**Supplied material:**
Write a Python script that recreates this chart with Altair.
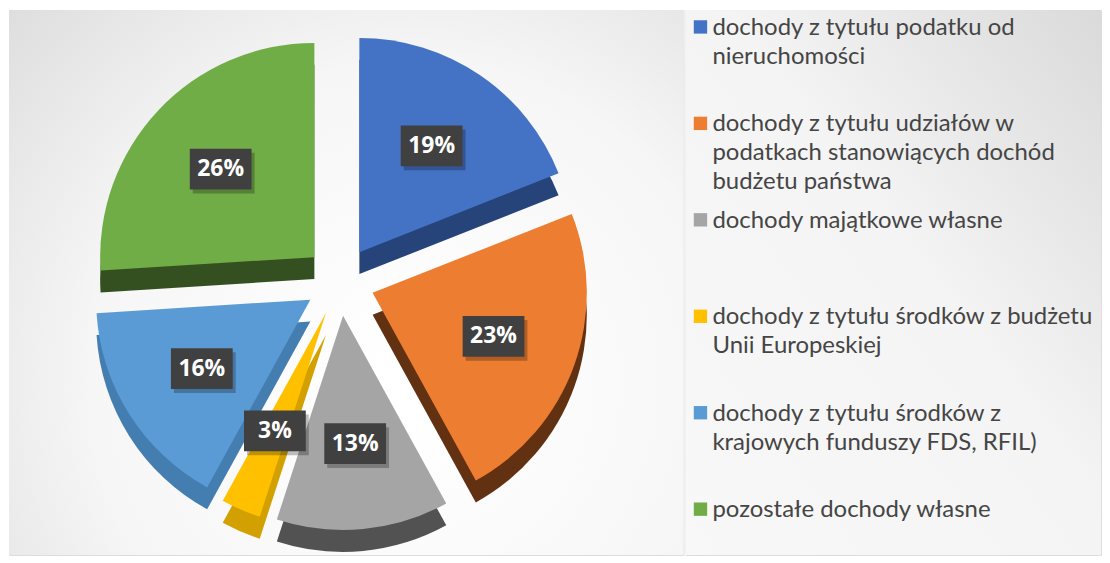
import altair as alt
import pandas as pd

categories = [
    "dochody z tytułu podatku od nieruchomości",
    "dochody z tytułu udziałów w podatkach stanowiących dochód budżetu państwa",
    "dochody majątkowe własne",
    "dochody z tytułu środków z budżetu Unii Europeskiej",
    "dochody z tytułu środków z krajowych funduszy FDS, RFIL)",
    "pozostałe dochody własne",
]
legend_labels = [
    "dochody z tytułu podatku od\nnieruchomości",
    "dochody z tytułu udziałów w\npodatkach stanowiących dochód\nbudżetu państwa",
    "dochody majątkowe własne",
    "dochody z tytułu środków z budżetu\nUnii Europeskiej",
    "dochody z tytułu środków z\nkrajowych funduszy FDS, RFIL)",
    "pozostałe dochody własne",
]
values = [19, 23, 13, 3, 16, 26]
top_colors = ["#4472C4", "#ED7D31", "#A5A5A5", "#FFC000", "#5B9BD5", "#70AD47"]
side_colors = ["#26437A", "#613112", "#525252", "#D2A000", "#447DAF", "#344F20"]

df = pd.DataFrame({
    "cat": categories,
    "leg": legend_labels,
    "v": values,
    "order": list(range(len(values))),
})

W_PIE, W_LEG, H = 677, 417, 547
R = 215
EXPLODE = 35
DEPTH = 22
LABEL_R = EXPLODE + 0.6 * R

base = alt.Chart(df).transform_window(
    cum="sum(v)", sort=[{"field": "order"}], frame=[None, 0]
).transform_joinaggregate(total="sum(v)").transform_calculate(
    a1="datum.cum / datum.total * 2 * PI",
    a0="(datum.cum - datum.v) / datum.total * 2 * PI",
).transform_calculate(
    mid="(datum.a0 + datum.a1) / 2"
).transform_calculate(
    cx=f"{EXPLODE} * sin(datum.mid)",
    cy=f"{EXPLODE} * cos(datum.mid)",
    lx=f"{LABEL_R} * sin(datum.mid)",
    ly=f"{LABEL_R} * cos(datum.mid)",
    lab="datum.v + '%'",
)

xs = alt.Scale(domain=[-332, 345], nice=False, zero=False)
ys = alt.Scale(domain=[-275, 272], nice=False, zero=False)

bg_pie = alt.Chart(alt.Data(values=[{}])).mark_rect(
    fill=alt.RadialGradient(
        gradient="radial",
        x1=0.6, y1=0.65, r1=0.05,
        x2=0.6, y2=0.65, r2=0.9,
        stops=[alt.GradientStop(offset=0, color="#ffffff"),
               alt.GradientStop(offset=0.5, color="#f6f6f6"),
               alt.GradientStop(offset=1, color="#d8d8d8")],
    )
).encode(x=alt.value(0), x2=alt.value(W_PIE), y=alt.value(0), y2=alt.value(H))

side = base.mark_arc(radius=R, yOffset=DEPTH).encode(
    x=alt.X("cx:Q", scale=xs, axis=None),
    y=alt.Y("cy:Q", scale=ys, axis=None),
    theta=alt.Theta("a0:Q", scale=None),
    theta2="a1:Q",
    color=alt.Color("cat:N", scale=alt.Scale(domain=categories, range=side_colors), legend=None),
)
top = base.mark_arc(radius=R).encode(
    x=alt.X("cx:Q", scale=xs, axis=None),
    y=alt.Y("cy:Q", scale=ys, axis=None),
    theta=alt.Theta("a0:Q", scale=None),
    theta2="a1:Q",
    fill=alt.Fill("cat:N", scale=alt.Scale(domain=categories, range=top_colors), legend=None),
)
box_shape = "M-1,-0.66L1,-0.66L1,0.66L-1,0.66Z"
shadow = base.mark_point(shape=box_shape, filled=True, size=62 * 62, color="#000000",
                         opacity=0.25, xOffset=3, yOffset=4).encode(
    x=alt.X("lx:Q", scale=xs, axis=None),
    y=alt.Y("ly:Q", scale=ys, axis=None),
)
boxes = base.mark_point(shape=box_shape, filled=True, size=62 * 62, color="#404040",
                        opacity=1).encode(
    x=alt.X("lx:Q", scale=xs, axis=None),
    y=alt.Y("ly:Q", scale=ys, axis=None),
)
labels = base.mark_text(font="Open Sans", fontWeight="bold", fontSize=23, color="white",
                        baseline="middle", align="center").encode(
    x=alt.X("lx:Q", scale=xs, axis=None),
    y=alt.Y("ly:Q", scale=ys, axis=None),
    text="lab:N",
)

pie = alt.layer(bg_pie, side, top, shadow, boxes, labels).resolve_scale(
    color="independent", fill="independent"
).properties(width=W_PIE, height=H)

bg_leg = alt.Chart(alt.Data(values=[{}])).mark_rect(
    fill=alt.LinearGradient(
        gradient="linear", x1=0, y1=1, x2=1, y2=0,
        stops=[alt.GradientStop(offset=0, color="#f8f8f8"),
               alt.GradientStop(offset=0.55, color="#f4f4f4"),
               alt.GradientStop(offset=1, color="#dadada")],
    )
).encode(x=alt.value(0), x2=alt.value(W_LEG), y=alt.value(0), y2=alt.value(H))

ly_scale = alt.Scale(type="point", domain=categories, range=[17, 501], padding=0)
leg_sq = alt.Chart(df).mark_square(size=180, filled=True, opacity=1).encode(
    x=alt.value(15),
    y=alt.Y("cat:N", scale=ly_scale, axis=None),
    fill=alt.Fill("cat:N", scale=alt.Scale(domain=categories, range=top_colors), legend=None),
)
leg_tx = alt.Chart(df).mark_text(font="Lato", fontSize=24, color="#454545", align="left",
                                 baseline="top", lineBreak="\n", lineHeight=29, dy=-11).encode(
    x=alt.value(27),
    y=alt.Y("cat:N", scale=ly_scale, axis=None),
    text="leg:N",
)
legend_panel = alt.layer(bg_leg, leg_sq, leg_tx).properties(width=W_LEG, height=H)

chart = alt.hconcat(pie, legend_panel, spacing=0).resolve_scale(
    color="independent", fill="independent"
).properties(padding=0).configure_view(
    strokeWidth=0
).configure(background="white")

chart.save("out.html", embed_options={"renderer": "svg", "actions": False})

**Aim:** Write out the listing above exactly as it stands, pictures excluded.

**Exercise result:**
Write a Python script that recreates this chart with Altair.
import altair as alt
import pandas as pd

categories = [
    "dochody z tytułu podatku od nieruchomości",
    "dochody z tytułu udziałów w podatkach stanowiących dochód budżetu państwa",
    "dochody majątkowe własne",
    "dochody z tytułu środków z budżetu Unii Europeskiej",
    "dochody z tytułu środków z krajowych funduszy FDS, RFIL)",
    "pozostałe dochody własne",
]
legend_labels = [
    "dochody z tytułu podatku od\nnieruchomości",
    "dochody z tytułu udziałów w\npodatkach stanowiących dochód\nbudżetu państwa",
    "dochody majątkowe własne",
    "dochody z tytułu środków z budżetu\nUnii Europeskiej",
    "dochody z tytułu środków z\nkrajowych funduszy FDS, RFIL)",
    "pozostałe dochody własne",
]
values = [19, 23, 13, 3, 16, 26]
top_colors = ["#4472C4", "#ED7D31", "#A5A5A5", "#FFC000", "#5B9BD5", "#70AD47"]
side_colors = ["#26437A", "#613112", "#525252", "#D2A000", "#447DAF", "#344F20"]

df = pd.DataFrame({
    "cat": categories,
    "leg": legend_labels,
    "v": values,
    "order": list(range(len(values))),
})

W_PIE, W_LEG, H = 677, 417, 547
R = 215
EXPLODE = 35
DEPTH = 22
LABEL_R = EXPLODE + 0.6 * R

base = alt.Chart(df).transform_window(
    cum="sum(v)", sort=[{"field": "order"}], frame=[None, 0]
).transform_joinaggregate(total="sum(v)").transform_calculate(
    a1="datum.cum / datum.total * 2 * PI",
    a0="(datum.cum - datum.v) / datum.total * 2 * PI",
).transform_calculate(
    mid="(datum.a0 + datum.a1) / 2"
).transform_calculate(
    cx=f"{EXPLODE} * sin(datum.mid)",
    cy=f"{EXPLODE} * cos(datum.mid)",
    lx=f"{LABEL_R} * sin(datum.mid)",
    ly=f"{LABEL_R} * cos(datum.mid)",
    lab="datum.v + '%'",
)

xs = alt.Scale(domain=[-332, 345], nice=False, zero=False)
ys = alt.Scale(domain=[-275, 272], nice=False, zero=False)

bg_pie = alt.Chart(alt.Data(values=[{}])).mark_rect(
    fill=alt.RadialGradient(
        gradient="radial",
        x1=0.6, y1=0.65, r1=0.05,
        x2=0.6, y2=0.65, r2=0.9,
        stops=[alt.GradientStop(offset=0, color="#ffffff"),
               alt.GradientStop(offset=0.5, color="#f6f6f6"),
               alt.GradientStop(offset=1, color="#d8d8d8")],
    )
).encode(x=alt.value(0), x2=alt.value(W_PIE), y=alt.value(0), y2=alt.value(H))

side = base.mark_arc(radius=R, yOffset=DEPTH).encode(
    x=alt.X("cx:Q", scale=xs, axis=None),
    y=alt.Y("cy:Q", scale=ys, axis=None),
    theta=alt.Theta("a0:Q", scale=None),
    theta2="a1:Q",
    color=alt.Color("cat:N", scale=alt.Scale(domain=categories, range=side_colors), legend=None),
)
top = base.mark_arc(radius=R).encode(
    x=alt.X("cx:Q", scale=xs, axis=None),
    y=alt.Y("cy:Q", scale=ys, axis=None),
    theta=alt.Theta("a0:Q", scale=None),
    theta2="a1:Q",
    fill=alt.Fill("cat:N", scale=alt.Scale(domain=categories, range=top_colors), legend=None),
)
box_shape = "M-1,-0.66L1,-0.66L1,0.66L-1,0.66Z"
shadow = base.mark_point(shape=box_shape, filled=True, size=62 * 62, color="#000000",
                         opacity=0.25, xOffset=3, yOffset=4).encode(
    x=alt.X("lx:Q", scale=xs, axis=None),
    y=alt.Y("ly:Q", scale=ys, axis=None),
)
boxes = base.mark_point(shape=box_shape, filled=True, size=62 * 62, color="#404040",
                        opacity=1).encode(
    x=alt.X("lx:Q", scale=xs, axis=None),
    y=alt.Y("ly:Q", scale=ys, axis=None),
)
labels = base.mark_text(font="Open Sans", fontWeight="bold", fontSize=23, color="white",
                        baseline="middle", align="center").encode(
    x=alt.X("lx:Q", scale=xs, axis=None),
    y=alt.Y("ly:Q", scale=ys, axis=None),
    text="lab:N",
)

pie = alt.layer(bg_pie, side, top, shadow, boxes, labels).resolve_scale(
    color="independent", fill="independent"
).properties(width=W_PIE, height=H)

bg_leg = alt.Chart(alt.Data(values=[{}])).mark_rect(
    fill=alt.LinearGradient(
        gradient="linear", x1=0, y1=1, x2=1, y2=0,
        stops=[alt.GradientStop(offset=0, color="#f8f8f8"),
               alt.GradientStop(offset=0.55, color="#f4f4f4"),
               alt.GradientStop(offset=1, color="#dadada")],
    )
).encode(x=alt.value(0), x2=alt.value(W_LEG), y=alt.value(0), y2=alt.value(H))

ly_scale = alt.Scale(type="point", domain=categories, range=[17, 501], padding=0)
leg_sq = alt.Chart(df).mark_square(size=180, filled=True, opacity=1).encode(
    x=alt.value(15),
    y=alt.Y("cat:N", scale=ly_scale, axis=None),
    fill=alt.Fill("cat:N", scale=alt.Scale(domain=categories, range=top_colors), legend=None),
)
leg_tx = alt.Chart(df).mark_text(font="Lato", fontSize=24, color="#454545", align="left",
                                 baseline="top", lineBreak="\n", lineHeight=29, dy=-11).encode(
    x=alt.value(27),
    y=alt.Y("cat:N", scale=ly_scale, axis=None),
    text="leg:N",
)
legend_panel = alt.layer(bg_leg, leg_sq, leg_tx).properties(width=W_LEG, height=H)

chart = alt.hconcat(pie, legend_panel, spacing=0).resolve_scale(
    color="independent", fill="independent"
).properties(padding=0).configure_view(
    strokeWidth=0
).configure(background="white")

chart.save("out.html", embed_options={"renderer": "svg", "actions": False})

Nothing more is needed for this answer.